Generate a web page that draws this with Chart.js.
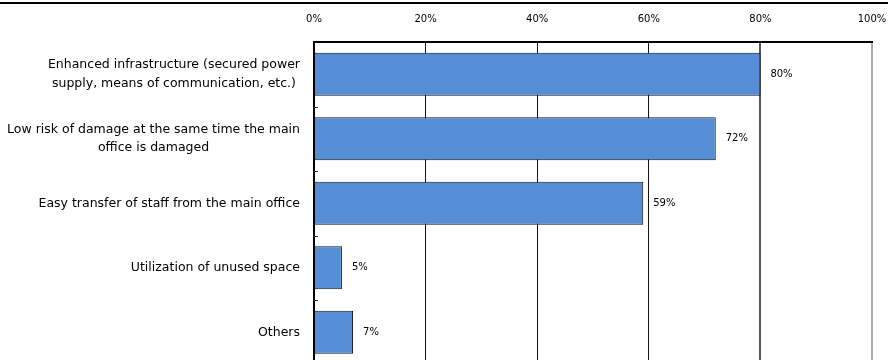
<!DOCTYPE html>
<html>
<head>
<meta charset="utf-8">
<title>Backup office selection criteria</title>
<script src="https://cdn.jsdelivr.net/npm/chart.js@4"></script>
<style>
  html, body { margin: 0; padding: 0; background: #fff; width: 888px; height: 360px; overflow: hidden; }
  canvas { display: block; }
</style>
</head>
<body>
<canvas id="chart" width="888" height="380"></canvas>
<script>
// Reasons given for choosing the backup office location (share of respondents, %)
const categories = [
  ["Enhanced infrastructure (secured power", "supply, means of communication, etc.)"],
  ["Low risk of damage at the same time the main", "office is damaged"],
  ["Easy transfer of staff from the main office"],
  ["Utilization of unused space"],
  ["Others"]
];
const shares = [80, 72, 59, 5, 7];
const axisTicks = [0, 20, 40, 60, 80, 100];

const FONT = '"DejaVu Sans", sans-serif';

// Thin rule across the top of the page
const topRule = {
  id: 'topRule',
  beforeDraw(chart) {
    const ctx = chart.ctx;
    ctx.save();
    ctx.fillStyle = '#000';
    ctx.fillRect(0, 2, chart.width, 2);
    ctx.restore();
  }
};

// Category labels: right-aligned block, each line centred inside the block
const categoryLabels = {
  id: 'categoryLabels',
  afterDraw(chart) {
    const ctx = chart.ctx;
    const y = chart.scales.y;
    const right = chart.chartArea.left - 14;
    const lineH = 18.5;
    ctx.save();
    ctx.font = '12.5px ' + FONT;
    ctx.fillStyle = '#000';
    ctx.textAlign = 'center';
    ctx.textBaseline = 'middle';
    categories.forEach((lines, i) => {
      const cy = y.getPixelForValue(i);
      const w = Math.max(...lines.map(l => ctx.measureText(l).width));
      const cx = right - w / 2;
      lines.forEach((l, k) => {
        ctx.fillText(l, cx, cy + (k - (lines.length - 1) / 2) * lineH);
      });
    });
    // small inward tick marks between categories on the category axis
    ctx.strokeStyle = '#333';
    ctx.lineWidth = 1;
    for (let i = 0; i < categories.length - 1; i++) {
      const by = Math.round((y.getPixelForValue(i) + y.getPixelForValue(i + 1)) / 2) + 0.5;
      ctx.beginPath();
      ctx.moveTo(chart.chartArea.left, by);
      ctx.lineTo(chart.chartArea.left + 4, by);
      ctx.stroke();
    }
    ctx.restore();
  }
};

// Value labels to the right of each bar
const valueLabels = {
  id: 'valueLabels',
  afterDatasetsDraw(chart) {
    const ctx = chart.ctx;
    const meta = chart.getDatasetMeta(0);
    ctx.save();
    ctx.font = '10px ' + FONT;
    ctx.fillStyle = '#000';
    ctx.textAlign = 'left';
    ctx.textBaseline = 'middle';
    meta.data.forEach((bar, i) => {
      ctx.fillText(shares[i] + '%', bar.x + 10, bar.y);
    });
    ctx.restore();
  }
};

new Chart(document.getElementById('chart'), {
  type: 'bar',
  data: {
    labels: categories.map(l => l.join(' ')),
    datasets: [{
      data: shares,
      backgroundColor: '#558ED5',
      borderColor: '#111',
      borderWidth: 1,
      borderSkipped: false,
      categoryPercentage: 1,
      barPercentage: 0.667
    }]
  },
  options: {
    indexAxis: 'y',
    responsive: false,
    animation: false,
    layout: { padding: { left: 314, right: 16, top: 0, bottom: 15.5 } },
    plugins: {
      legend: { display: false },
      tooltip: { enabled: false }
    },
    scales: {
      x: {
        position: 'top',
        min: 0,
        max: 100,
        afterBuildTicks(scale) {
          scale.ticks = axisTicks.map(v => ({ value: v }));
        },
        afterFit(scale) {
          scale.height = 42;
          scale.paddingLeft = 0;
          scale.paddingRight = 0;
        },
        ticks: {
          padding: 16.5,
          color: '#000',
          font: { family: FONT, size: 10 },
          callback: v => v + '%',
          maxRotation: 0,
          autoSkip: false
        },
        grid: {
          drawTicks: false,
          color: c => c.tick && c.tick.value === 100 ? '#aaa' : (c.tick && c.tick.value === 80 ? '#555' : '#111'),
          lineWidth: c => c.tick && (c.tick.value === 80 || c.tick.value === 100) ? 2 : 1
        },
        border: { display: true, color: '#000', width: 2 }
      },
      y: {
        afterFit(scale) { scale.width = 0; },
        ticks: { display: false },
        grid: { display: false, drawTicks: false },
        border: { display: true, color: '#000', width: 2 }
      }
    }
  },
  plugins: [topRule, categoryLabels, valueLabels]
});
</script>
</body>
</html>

◆ ◆ ◆ ◆

### YOUR TASK
Reproduce each line exactly as it appears, omitting the pictures.

### SOLUTION TO THIS TASK
Generate a web page that draws this with Chart.js.
<!DOCTYPE html>
<html>
<head>
<meta charset="utf-8">
<title>Backup office selection criteria</title>
<script src="https://cdn.jsdelivr.net/npm/chart.js@4"></script>
<style>
  html, body { margin: 0; padding: 0; background: #fff; width: 888px; height: 360px; overflow: hidden; }
  canvas { display: block; }
</style>
</head>
<body>
<canvas id="chart" width="888" height="380"></canvas>
<script>
// Reasons given for choosing the backup office location (share of respondents, %)
const categories = [
  ["Enhanced infrastructure (secured power", "supply, means of communication, etc.)"],
  ["Low risk of damage at the same time the main", "office is damaged"],
  ["Easy transfer of staff from the main office"],
  ["Utilization of unused space"],
  ["Others"]
];
const shares = [80, 72, 59, 5, 7];
const axisTicks = [0, 20, 40, 60, 80, 100];

const FONT = '"DejaVu Sans", sans-serif';

// Thin rule across the top of the page
const topRule = {
  id: 'topRule',
  beforeDraw(chart) {
    const ctx = chart.ctx;
    ctx.save();
    ctx.fillStyle = '#000';
    ctx.fillRect(0, 2, chart.width, 2);
    ctx.restore();
  }
};

// Category labels: right-aligned block, each line centred inside the block
const categoryLabels = {
  id: 'categoryLabels',
  afterDraw(chart) {
    const ctx = chart.ctx;
    const y = chart.scales.y;
    const right = chart.chartArea.left - 14;
    const lineH = 18.5;
    ctx.save();
    ctx.font = '12.5px ' + FONT;
    ctx.fillStyle = '#000';
    ctx.textAlign = 'center';
    ctx.textBaseline = 'middle';
    categories.forEach((lines, i) => {
      const cy = y.getPixelForValue(i);
      const w = Math.max(...lines.map(l => ctx.measureText(l).width));
      const cx = right - w / 2;
      lines.forEach((l, k) => {
        ctx.fillText(l, cx, cy + (k - (lines.length - 1) / 2) * lineH);
      });
    });
    // small inward tick marks between categories on the category axis
    ctx.strokeStyle = '#333';
    ctx.lineWidth = 1;
    for (let i = 0; i < categories.length - 1; i++) {
      const by = Math.round((y.getPixelForValue(i) + y.getPixelForValue(i + 1)) / 2) + 0.5;
      ctx.beginPath();
      ctx.moveTo(chart.chartArea.left, by);
      ctx.lineTo(chart.chartArea.left + 4, by);
      ctx.stroke();
    }
    ctx.restore();
  }
};

// Value labels to the right of each bar
const valueLabels = {
  id: 'valueLabels',
  afterDatasetsDraw(chart) {
    const ctx = chart.ctx;
    const meta = chart.getDatasetMeta(0);
    ctx.save();
    ctx.font = '10px ' + FONT;
    ctx.fillStyle = '#000';
    ctx.textAlign = 'left';
    ctx.textBaseline = 'middle';
    meta.data.forEach((bar, i) => {
      ctx.fillText(shares[i] + '%', bar.x + 10, bar.y);
    });
    ctx.restore();
  }
};

new Chart(document.getElementById('chart'), {
  type: 'bar',
  data: {
    labels: categories.map(l => l.join(' ')),
    datasets: [{
      data: shares,
      backgroundColor: '#558ED5',
      borderColor: '#111',
      borderWidth: 1,
      borderSkipped: false,
      categoryPercentage: 1,
      barPercentage: 0.667
    }]
  },
  options: {
    indexAxis: 'y',
    responsive: false,
    animation: false,
    layout: { padding: { left: 314, right: 16, top: 0, bottom: 15.5 } },
    plugins: {
      legend: { display: false },
      tooltip: { enabled: false }
    },
    scales: {
      x: {
        position: 'top',
        min: 0,
        max: 100,
        afterBuildTicks(scale) {
          scale.ticks = axisTicks.map(v => ({ value: v }));
        },
        afterFit(scale) {
          scale.height = 42;
          scale.paddingLeft = 0;
          scale.paddingRight = 0;
        },
        ticks: {
          padding: 16.5,
          color: '#000',
          font: { family: FONT, size: 10 },
          callback: v => v + '%',
          maxRotation: 0,
          autoSkip: false
        },
        grid: {
          drawTicks: false,
          color: c => c.tick && c.tick.value === 100 ? '#aaa' : (c.tick && c.tick.value === 80 ? '#555' : '#111'),
          lineWidth: c => c.tick && (c.tick.value === 80 || c.tick.value === 100) ? 2 : 1
        },
        border: { display: true, color: '#000', width: 2 }
      },
      y: {
        afterFit(scale) { scale.width = 0; },
        ticks: { display: false },
        grid: { display: false, drawTicks: false },
        border: { display: true, color: '#000', width: 2 }
      }
    }
  },
  plugins: [topRule, categoryLabels, valueLabels]
});
</script>
</body>
</html>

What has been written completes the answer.